# Thesprotia Graminis



## yen_saw (Nov 19, 2006)

Native to South Western of USA, this is one of the mantis species we can find in Texas. Almost invisible on a field full of grasses. Fantastic grass mimicking post.


----------



## Rick (Nov 20, 2006)

Those are really neat looking yen. Thanks for sharing.


----------



## Shelbycsx (Nov 20, 2006)

What I find to be interesting is the fact that this species raptorial arms are very small. What is their primary food? I could'nt find much information on the internet about them. How big do they get? Thanks for some great pics!!


----------



## yen_saw (Nov 20, 2006)

Thanks guys.

This species have very small tibia compare to most other mantis species, but i found out that they have no problem taking large prey, flies or crickets that looks too big for them. I have a few pics taken a while ago (some have seen this before). Female gets to 3" max and male is around 2.5 inches.

Adult female (wingless)






Adult male


----------



## robo mantis (Nov 20, 2006)

those are cool


----------



## wuwu (Nov 20, 2006)

have you bred them yet yen?


----------



## AFK (Nov 20, 2006)

i wanna see pics of one of these bad boys eating large prey!


----------



## yen_saw (Nov 21, 2006)

Wuwu, they are from wild caught adult female, right now i have nymphs from L1 all the way to L5, and some ootheca incubating. Female of this sepcies lays ootheca once or twice every week and it only takes 3 weeks for them to hatch. I hope to raise some to adulthood this year and breed them. Last year i had many wild caught female and all ootheca hatched out left and right till i ran out of space! Ootheca is very small and hatchling is very thin and small too, probably only 5 mm.


----------



## robo mantis (Nov 21, 2006)

oo they are cool


----------



## Jay (Nov 22, 2006)

Yen Saw,

Do you lose any nymphs due to the small hatchling size? Do they require food smaller than fruit flies at L1?

-Jay


----------



## yen_saw (Nov 25, 2006)

> Do you lose any nymphs due to the small hatchling size? Do they require food smaller than fruit flies at L1?

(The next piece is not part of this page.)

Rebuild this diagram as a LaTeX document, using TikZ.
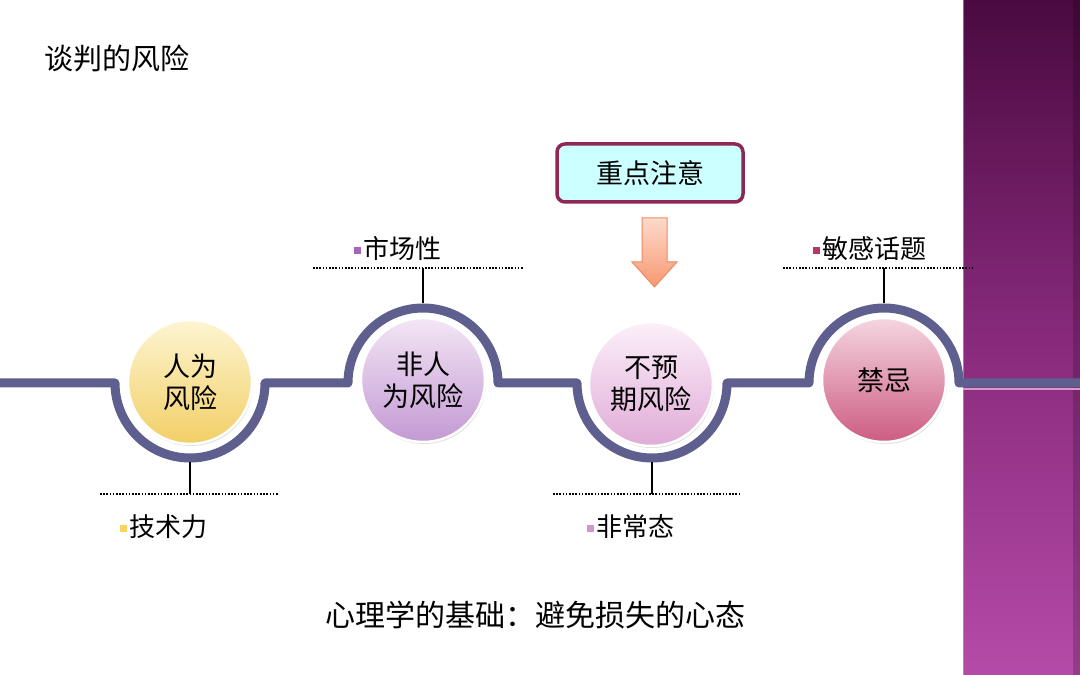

Few loses happen now and then usually not because of starvation but other reason. Grass mantis hatchling will go for fruit flies of D. Melanogaster but not D. Hydei. Smaller fruit flies (D. Melanogaster) from older culture is usually offered when available, and so far i have no problem feeding the smallest grass mantis.


----------



## Mister Michael (Nov 27, 2006)

My brother found one of those last night on our porch..a female....so im going to see if she decides to give me an ooth...their a fun looking mantis....3week incubation huh....guess i'll have to get some more containers..


----------



## yen_saw (Nov 29, 2006)

It is closer to winter now for us Southerner but still able to find some wild mantis coming near to the end of thier life. The grass mantis are fun to watch, amaze me on how they can handle food that seems way too large for them especially with their extremely small tibia which look deformed.



> so im going to see if she decides to give me an ooth...their a fun looking mantis....3week incubation huh....guess i'll have to get some more containers


 Prepare a culture fruit flies (D. Melanogaster) when you see an ooth, they will eat each other if food is not available.


----------



## Mister Michael (Nov 29, 2006)

yep....I split up an older one of my cultures into two containers and I can always go to my pet store and clear their shelf of cultures...so im set for nymphs.....any good reliable, cheap place to order some flies for my Grandis?....All the talk about crikets getting mantids sick have kinda made me not want to get any....bulk flies perferrably


----------



## yen_saw (Nov 29, 2006)

> any good reliable, cheap place to order some flies for my Grandis?


Try this for house flies pupa

http://gallery.bcentral.com/GID5117962P396...Houseflies.aspx

and you can get grubs of blue bottle flies from this site.

www.grubco.com

In both cases, let them pupate into flies and feed to your mantis. You can chose the size of your order/quantity which is great.


----------



## Mister Michael (Nov 29, 2006)

Wow...this is great thanx yen..I think I will order some now


----------



## wuwu (Dec 1, 2006)

are these communal? they look like a communal species.


----------



## yen_saw (Dec 1, 2006)

Unfortunately they are very cannibalistic and will not hesitate to make a meal out of thier siblings. So i have to separate them after L4/L5. They never fail to strike a post when disturb. Here is one of my subadult male playing one of his favorite "Tai-ji" move.


----------